Prepared—after all, Andrea was behaving just like Bruno Geller—Angyalka leapt and landed between the two women. Not that she really minded if they scratched each other’s eyes out. Her primary motive remained keeping order in the club.
Andrea and István both blinked. They probably hadn’t even seen her arrive because she’d moved so fast.
“Fighting earns you instant exclusion,” Angyalka said mildly. “Although in your case, I believe you were excluded earlier. The ban extends to all my premises. I’d like you to leave quietly. Your friends may stay or go as they please.”
She knew it would happen of course. The sight of Angyalka was tantamount to a red rag to Andrea’s bull and the suggestion that Lara and István stay at the club together without her wouldn’t have gone down well either.
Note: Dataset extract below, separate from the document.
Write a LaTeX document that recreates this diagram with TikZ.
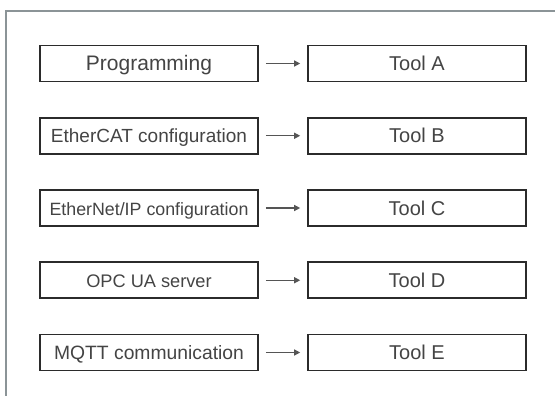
\documentclass[tikz,border=0pt]{standalone}
\usepackage{fontspec}
\setmainfont{Liberation Sans}
\usepackage{xcolor}
\usetikzlibrary{arrows, arrows.meta}

\definecolor{framegray}{HTML}{8B9497}
\definecolor{boxline}{HTML}{2B2B2B}
\definecolor{txtgray}{HTML}{444444}
\definecolor{arrowgray}{HTML}{555555}

\tikzset{
  box/.style={draw=boxline, line width=1.6pt, fill=white, text=txtgray,
    minimum width=218pt, minimum height=36pt, inner sep=0pt,
    text height=14pt, text depth=0pt},
  task/.style={box},
  tool/.style={box, font=\fontsize{20}{24}\selectfont},
  link/.style={-{Triangle[length=6pt,width=6pt]}, line width=1.3pt, color=arrowgray,
    shorten <=7pt, shorten >=7pt},
  frame/.style={line width=1.7pt, color=framegray}
}

\begin{document}
\begin{tikzpicture}[x=1pt,y=-1pt]
\useasboundingbox (0,0) rectangle (555,396);

% outer frame (only top and left edges show)
\draw[frame] (6,396)--(6,11)--(555,11);

%%%%%%%%%%%%%%%%%%%%%%%%%%%%%%%%%%%%%%%%
% what is done
\node[task, font=\fontsize{21}{24}\selectfont] (prog) at (149,63.5) {Programming};
\node[task, font=\fontsize{19}{22}\selectfont] (ecat) at (149,135.75) {EtherCAT configuration};
\node[task, font=\fontsize{17.8}{21}\selectfont] (eip) at (149,208) {EtherNet/IP configuration};
\node[task, font=\fontsize{18.2}{22}\selectfont] (opcua) at (149,280.25) {OPC UA server};
\node[task, font=\fontsize{19.3}{22}\selectfont] (mqtt) at (149,352.5) {MQTT communication};

%%%%%%%%%%%%%%%%%%%%%%%%%%%%%%%%%%%%%%%%
% with which tool
\node[tool] (toolA) at (417,63.5) {Tool A};
\node[tool] (toolB) at (417,135.75) {Tool B};
\node[tool] (toolC) at (417,208) {Tool C};
\node[tool] (toolD) at (417,280.25) {Tool D};
\node[tool] (toolE) at (417,352.5) {Tool E};

\draw[link] (prog)--(toolA);
\draw[link] (ecat)--(toolB);
\draw[link] (eip)--(toolC);
\draw[link] (opcua)--(toolD);
\draw[link] (mqtt)--(toolE);

\end{tikzpicture}
\end{document}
Andrea went for her, nails at the ready to claw and hurt. She couldn’t have harmed Angyalka, of course, but unexpectedly, it was István who grabbed Andrea and yanked her back, capturing her with the same speedy, effective hold that he’d pulled on Angyalka eighteen months ago.
“What do you think you’re doing?” he said harshly.
“It isn’t her,” Angyalka said. “She’s the one I threw out of the gallery earlier. Sit her down.”
István yanked Andrea back to the sofa and sat beside her, holding her arms behind her back while Angyalka hemmed her in from the other side.
“What are you doing?” Lara demanded. “Get off her! Leave her alone!”